Marquesa. Empregada doméstica que carrega no primeiro nome um título de nobreza. E eram nobres seus propósitos.

Moradora de um bairro distante do centro de Campinas, o Parque Itajaí, reuniu um grupo de mães e procurou a biblioteca pública com a seguinte proposta: “Queremos um curso para aprender a orientar o uso dos livros por nossos filhos. E queremos livros, também, pois a biblioteca mais próxima fica a 20 quilômetros de nossas casas”.

TC. Apelido de Antonio Carlos Santos da Silva, um Silva entre milhões. Nos anos 1970, fez supletivo e teatro popular no colégio Evolução de Campinas. Músico e militante do movimento negro, nunca esperou pelo que pudesse receber de fora. Compunha suas canções, fazia cartazes em serigrafia, andava (e continua andando) pelas periferias e interior do Brasil, tecendo uma rede de mocambos e plantando mudas de baobá, a árvore africana da memória, que no tempo da escravidão tornou-se a árvore do esquecimento.

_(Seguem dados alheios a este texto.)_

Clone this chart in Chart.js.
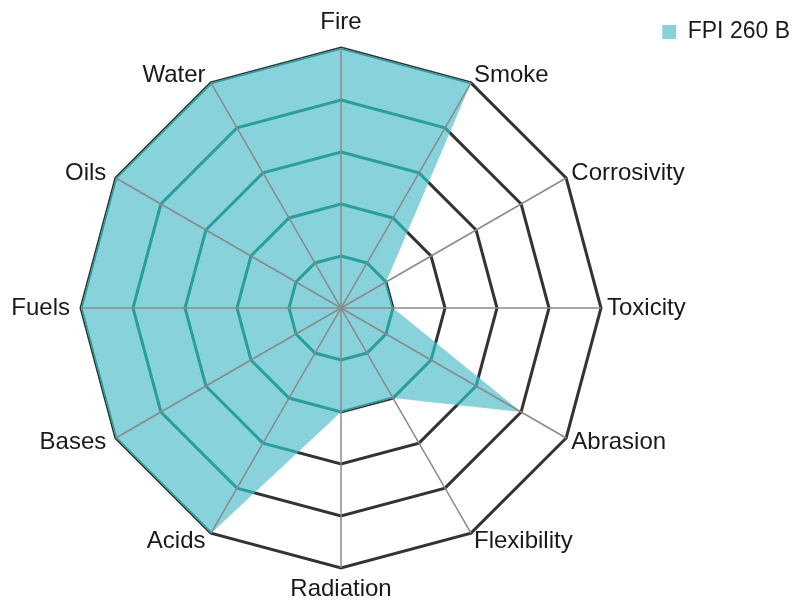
<!DOCTYPE html>
<html>
<head>
<meta charset="utf-8">
<script src="https://cdn.jsdelivr.net/npm/chart.js@4/dist/chart.umd.min.js"></script>
<style>
  html, body { margin: 0; padding: 0; background: #ffffff; }
  #wrap { width: 806px; height: 601px; position: relative; }
</style>
</head>
<body>
<div id="wrap"><canvas id="c"></canvas></div>
<script>
// ---- data ----
const categories = ['Fire', 'Smoke', 'Corrosivity', 'Toxicity', 'Abrasion', 'Flexibility',
                    'Radiation', 'Acids', 'Bases', 'Fuels', 'Oils', 'Water'];
const seriesName = 'FPI 260 B';
const seriesValues = [5, 5, 1, 1, 4, 2, 2, 5, 5, 5, 5, 5];
const scaleMin = 0;
const scaleMax = 5;
const scaleStep = 1;

// ---- styles ----
const FILL = '#88d2dc';
const RING_DARK = '#333333';
const RING_IN_FILL = '#2a9e9a';
const ANGLE_LINE = '#8a8a8a';
const TEXT = '#1a1a1a';
const FONT_FAMILY = '"Liberation Sans", Arial, Helvetica, sans-serif';

Chart.defaults.font.family = FONT_FAMILY;
Chart.defaults.color = TEXT;

const overlay = {
  id: 'overlay',
  afterDatasetsDraw(chart) {
    const r = chart.scales.r;
    const ctx = chart.ctx;
    const meta = chart.getDatasetMeta(0);
    const n = chart.data.labels.length;

    // grid rings seen through the filled area
    ctx.save();
    ctx.beginPath();
    meta.data.forEach((pt, i) => { if (i === 0) ctx.moveTo(pt.x, pt.y); else ctx.lineTo(pt.x, pt.y); });
    ctx.closePath();
    ctx.clip();
    ctx.strokeStyle = RING_IN_FILL;
    ctx.lineWidth = 3;
    r.ticks.forEach(t => {
      if (t.value <= r.min) return;
      const d = r.getDistanceFromCenterForValue(t.value);
      ctx.beginPath();
      for (let i = 0; i < n; i++) {
        const p = r.getPointPosition(i, d);
        if (i === 0) ctx.moveTo(p.x, p.y); else ctx.lineTo(p.x, p.y);
      }
      ctx.closePath();
      ctx.stroke();
    });
    ctx.restore();

    // angle lines on top
    ctx.save();
    ctx.strokeStyle = ANGLE_LINE;
    ctx.lineWidth = 1.5;
    for (let i = 0; i < n; i++) {
      const p = r.getPointPosition(i, r.drawingArea);
      ctx.beginPath();
      ctx.moveTo(r.xCenter, r.yCenter);
      ctx.lineTo(p.x, p.y);
      ctx.stroke();
    }
    ctx.restore();

    // point labels
    ctx.save();
    ctx.font = '24px ' + FONT_FAMILY;
    ctx.fillStyle = TEXT;
    ctx.textBaseline = 'middle';
    for (let i = 0; i < n; i++) {
      const p = r.getPointPosition(i, r.drawingArea + 5);
      const dx = p.x - r.xCenter, dy = p.y - r.yCenter;
      const d = Math.hypot(dx, dy);
      const ux = dx / d, uy = dy / d;
      let align = 'center';
      if (ux > 0.01) align = 'left';
      else if (ux < -0.01) align = 'right';
      ctx.textAlign = align;
      const offY = align === 'center' ? (uy < 0 ? 21 : 16) : 4;
      const offX = align === 'right' ? 6 : (align === 'left' ? 1 : 0);
      ctx.fillText(chart.data.labels[i], p.x + ux * offX, p.y + uy * offY);
    }
    ctx.restore();
  }
};

new Chart(document.getElementById('c'), {
  type: 'radar',
  data: {
    labels: categories,
    datasets: [{
      label: seriesName,
      data: seriesValues,
      backgroundColor: FILL,
      borderColor: FILL,
      borderWidth: 0,
      pointRadius: 0,
      pointHoverRadius: 0,
      fill: true
    }]
  },
  options: {
    responsive: true,
    maintainAspectRatio: false,
    animation: false,
    layout: { padding: { left: 81, right: 6, top: 0, bottom: 33 } },
    scales: {
      r: {
        min: scaleMin,
        max: scaleMax,
        ticks: { display: false, stepSize: scaleStep },
        grid: { color: RING_DARK, lineWidth: 3 },
        angleLines: { display: false },
        pointLabels: { display: false }
      }
    },
    plugins: {
      legend: {
        position: 'right',
        align: 'start',
        labels: {
          font: { size: 23 },
          color: TEXT,
          boxWidth: 14,
          boxHeight: 14,
          padding: 20.5
        }
      },
      title: {
        display: true,
        position: 'top',
        fullSize: false,
        text: '',
        font: { size: 10 },
        padding: { top: 0, bottom: 36 }
      },
      subtitle: {
        display: true,
        position: 'right',
        fullSize: false,
        weight: 500,
        text: '',
        font: { size: 10 },
        padding: { top: 0, bottom: 28 }
      },
      tooltip: { enabled: false }
    }
  },
  plugins: [overlay]
});
</script>
</body>
</html>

Na mesma época em que Marquesa procurou a biblioteca (1990), TC buscou apoio para transformar em Casa de Cultura parte de um armazém desativado da Cobal (Companhia Brasileira de Alimentos), igualmente em um bairro popular de Campinas, a Vila Castelo Branco. Assim começou a rede de 13 Casas de Cultura na cidade. Concebida enquanto espaço comunitário, cada Casa recebia uma pequena biblioteca com 500 livros, treinamento para orientadoras de leitura, um agente comunitário (selecionado na própria comunidade e recebendo um salário mínimo por mês), oficinas artísticas, ingressos gratuitos para espetáculos realizados nos dois teatros municipais e apoio para eventos locais ou integradores de rede, como o Recreio nas Férias. Uma ação simples, nada grandiosa, calcada na realidade e na generosidade de nosso povo. “A solução dos problemas do Brasil virá da escassez… e dos de baixo”, lembra Milton Santos nos seus últimos escritos, deixados como herança ao povo do Brasil.

A maioria das Casas de Cultura nasceu em projetos adaptados, por vezes uma associação de moradores ou casa protótipo em vilas de Cohab, dessas que as pessoas visitam para planejar como serão suas próprias casas depois de prontas, com sala, pequena cozinha, um banheiro e dois quartos. Das 13 Casas, apenas duas dispunham de um pouco mais de estrutura física, com auditório, cinema ou teatro. Mas essa falta não impedia que fossem realizados espetáculos ou montagens mais complexas. A Casa funcionava como espaço de articulação que buscava outros recursos locais, como o pátio de uma escola, auditório comunitário ou salão paroquial. Um programa de baixo custo unitário e grande escala de atendimento, que aproveitava estruturas já existentes e era compartilhado com a sociedade.

Eu era secretário de cultura na época (1990-92). A princípio imaginava que o processo seria irreversível e nada impediria a continuidade das Casas de Cultura com a mudança na gestão municipal. Não foi o que ocorreu. Com a troca de governo houve atraso no pagamento dos agentes comunitários, assim como a desvalorização das iniciativas locais e a desarticulação do Conselho de Gestores. Esse processo de desqualificação levou à perda de protagonismo e, com o tempo, cursos e oficinas culturais foram cortados e a programação ficou irregular e desvinculada das aspirações locais. Os agentes culturais da comunidade foram se desestimulando e as Casas de Cultura deixaram de funcionar regularmente, perdendo público e referências. Perdendo vida. Dentre elas a casa-protótipo que a população do Itajaí havia transformado em Casa de Cultura, o nobre espaço criado por Marquesa.